Mr. Gioia attributed the increase in part to programs the NEA has underwritten, such as the “Big Read,” which is a library partnership to encourage communities to champion particular books, like The Great Gatsby by F. Scott Fitzgerald.
He also attributed the increase to things like Oprah Winfrey’s book club and the phenomenon of young adult fiction like Harry Potter or the Twilight Series. (I read the first five Harry Potter books out loud to my daughters and then got hooked and had to finish up the last two on my own.)

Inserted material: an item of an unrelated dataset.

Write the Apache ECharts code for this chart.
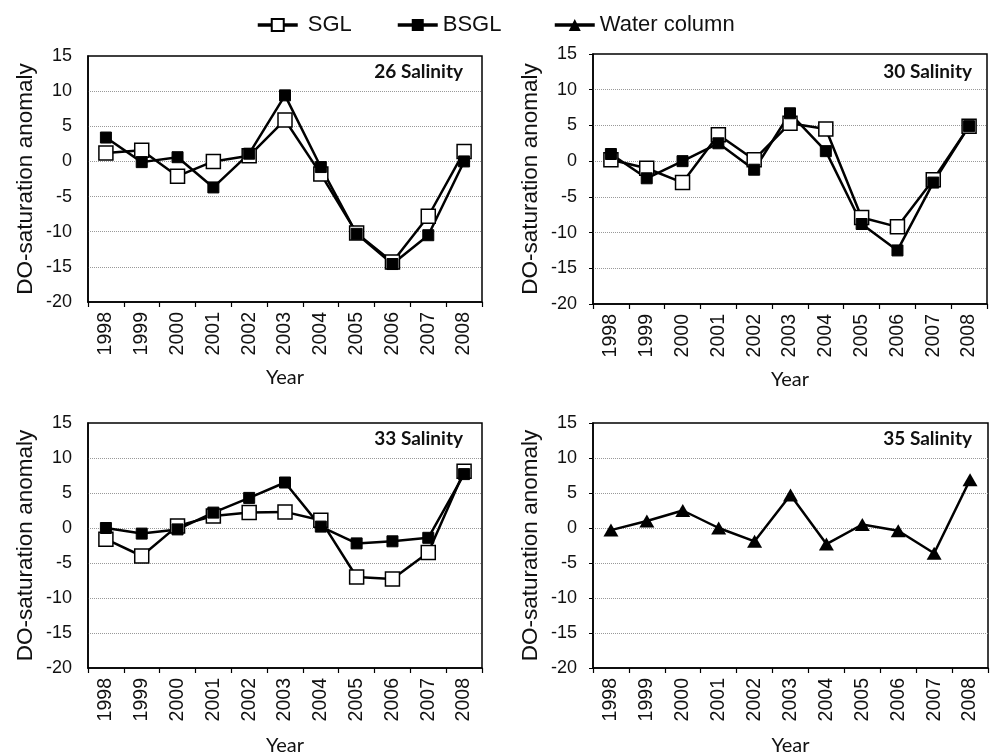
<!DOCTYPE html>
<html>
<head>
<meta charset="utf-8">
<script src="https://cdn.jsdelivr.net/npm/echarts@6/dist/echarts.min.js"></script>
<style>
  html, body { margin: 0; padding: 0; background: #fff; }
  #chart { width: 990px; height: 754px; }
</style>
</head>
<body>
<div id="chart"></div>
<script>
// years on the x axis
const years = ['1998', '1999', '2000', '2001', '2002', '2003', '2004', '2005', '2006', '2007', '2008']

// 26 salinity
const sgl26 = [1.2, 1.6, -2.1, 0.0, 0.8, 5.9, -1.8, -10.2, -14.3, -7.8, 1.4]
const bsgl26 = [3.4, -0.1, 0.6, -3.7, 1.1, 9.4, -0.8, -10.3, -14.6, -10.5, 0.0]
// 30 salinity
const sgl30 = [0.2, -1.0, -3.0, 3.7, 0.2, 5.3, 4.5, -7.9, -9.2, -2.6, 4.9]
const bsgl30 = [1.0, -2.4, 0.0, 2.5, -1.2, 6.7, 1.4, -8.8, -12.5, -3.0, 4.9]
// 33 salinity
const sgl33 = [-1.6, -4.0, 0.3, 1.7, 2.2, 2.3, 1.1, -7.0, -7.3, -3.5, 8.1]
const bsgl33 = [0.0, -0.8, -0.2, 2.2, 4.3, 6.5, 0.2, -2.2, -1.9, -1.4, 7.7]
// 35 salinity (water column only)
const water35 = [-0.3, 1.0, 2.5, 0.0, -1.9, 4.7, -2.3, 0.5, -0.4, -3.6, 6.9]

const panelTitles = ['26 Salinity', '30 Salinity', '33 Salinity', '35 Salinity']
const yMin = -20
const yMax = 15
const yStep = 5

const chart = echarts.init(document.getElementById('chart'))

const grids = [
    { left: 88, top: 56, width: 394, height: 246 },
    { left: 593, top: 54, width: 394, height: 250 },
    { left: 88, top: 423, width: 394, height: 245 },
    { left: 593, top: 423, width: 395, height: 245 }
]

const xAxes = grids.map((g, i) => {
    return {
        type: 'category',
        gridIndex: i,
        data: years,
        boundaryGap: true,
        axisLine: { onZero: false, lineStyle: { color: '#000', width: 1.5 } },
        axisTick: { show: true, length: 5, lineStyle: { color: '#000', width: 1.2 } },
        axisLabel: {
            interval: 0,
            rotate: 90,
            margin: 10,
            fontSize: 19.5,
            color: '#111',
            fontFamily: 'Liberation Sans'
        },
        name: 'Year',
        nameLocation: 'middle',
        nameGap: i < 2 ? 66 : 68,
        nameTextStyle: { fontFamily: 'Lato', fontSize: 20, color: '#111' }
    }
})

const yAxes = grids.map((g, i) => {
    return {
        type: 'value',
        gridIndex: i,
        min: yMin,
        max: yMax,
        interval: yStep,
        axisLine: { show: true, onZero: false, lineStyle: { color: '#000', width: 1.5 } },
        axisTick: { show: i % 2 === 1, length: 4, lineStyle: { color: '#000' } },
        axisLabel: {
            margin: 16,
            fontSize: 18,
            color: '#111',
            fontFamily: 'Liberation Sans'
        },
        splitLine: {
            show: true,
            showMinLine: false,
            showMaxLine: false,
            lineStyle: { color: '#999', type: 'dotted', width: 1 }
        },
        name: 'DO-saturation anomaly',
        nameLocation: 'middle',
        nameGap: 51,
        nameTextStyle: { fontFamily: 'Liberation Sans', fontSize: 22.5, color: '#111' }
    }
})

const sglStyle = (data, idx) => ({
    name: 'SGL',
    type: 'line',
    xAxisIndex: idx,
    yAxisIndex: idx,
    data: data,
    symbol: 'rect',
    symbolSize: 14,
    lineStyle: { color: '#000', width: 2.5 },
    itemStyle: { color: '#fff', borderColor: '#000', borderWidth: 1.5 }
})

const bsglStyle = (data, idx) => ({
    name: 'BSGL',
    type: 'line',
    xAxisIndex: idx,
    yAxisIndex: idx,
    data: data,
    symbol: 'rect',
    symbolSize: 11,
    lineStyle: { color: '#000', width: 2.5 },
    itemStyle: { color: '#000', borderColor: '#000' }
})

const legendBase = {
    top: 14,
    itemWidth: 40,
    itemHeight: 15,
    padding: 0,
    lineStyle: { width: 3.5 },
    textStyle: { fontFamily: 'Liberation Sans', fontSize: 22, color: '#111' }
}

const option = {
    animation: false,
    backgroundColor: '#fff',
    title: panelTitles.map((t, i) => ({
        text: t,
        right: i % 2 === 0 ? 527 : 18,
        top: i < 2 ? 62 : 429,
        padding: 0,
        textStyle: { fontFamily: 'Lato', fontWeight: 'bold', fontSize: 19, color: '#111' }
    })),
    legend: [
        Object.assign({}, legendBase, { data: ['SGL'], left: 256, textStyle: Object.assign({}, legendBase.textStyle, { padding: [0, 0, 0, 5] }) }),
        Object.assign({}, legendBase, { data: ['BSGL'], left: 396 }),
        Object.assign({}, legendBase, { data: ['Water column'], left: 553 })
    ],
    grid: grids.map(g => Object.assign({ show: true, borderColor: '#000', borderWidth: 1.5, containLabel: false, outerBoundsMode: 'none' }, g)),
    xAxis: xAxes,
    yAxis: yAxes,
    series: [
        sglStyle(sgl26, 0),
        bsglStyle(bsgl26, 0),
        sglStyle(sgl30, 1),
        bsglStyle(bsgl30, 1),
        sglStyle(sgl33, 2),
        bsglStyle(bsgl33, 2),
        {
            name: 'Water column',
            type: 'line',
            xAxisIndex: 3,
            yAxisIndex: 3,
            data: water35,
            symbol: 'triangle',
            symbolSize: [15, 13],
            lineStyle: { color: '#000', width: 2.5 },
            itemStyle: { color: '#000' }
        }
    ]
}

chart.setOption(option)
</script>
</body>
</html>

Not to put too much of the credit on our shoulders, but I think blogs that encourage reading (see our post “Book Talk – Do You Let Yourself Read” as one of many examples, and “The World According To Mr. Schminda (et al.)” for a list of about 100 must-read classics) have also played a small but vital role. Just peruse some of the links on our blogroll and you’ll see several fellow bloggers reviewing classic works of fiction or otherwise touting books and reading. And these are just a handful of the thousands of literary-minded blogs that have cropped up over the past couple of years.
I know I’m doing my part in countering the dumbing down of America. Right now, I’m reading the first Stephenie Meyers book in the Twilight series outloud to my youngest (one could argue it’s not exactly high literature nor age-appropriate for a nine-year-old, but hey, it took us more than three months to finish The Hobbit last year, and already in four nights we’re one-fourth of the way through Twilight).
Then on my own, I’m reading The Amazing Adventures of Kavalier & Clay by Michael Chabon. (And yes, it is hard to switch between a 17-year-old in Forks, Oregon Washington who’s falling in love with a vampire versus a pair of Jewish escapists/cartoonists in 1930s Prague and Brooklyn.)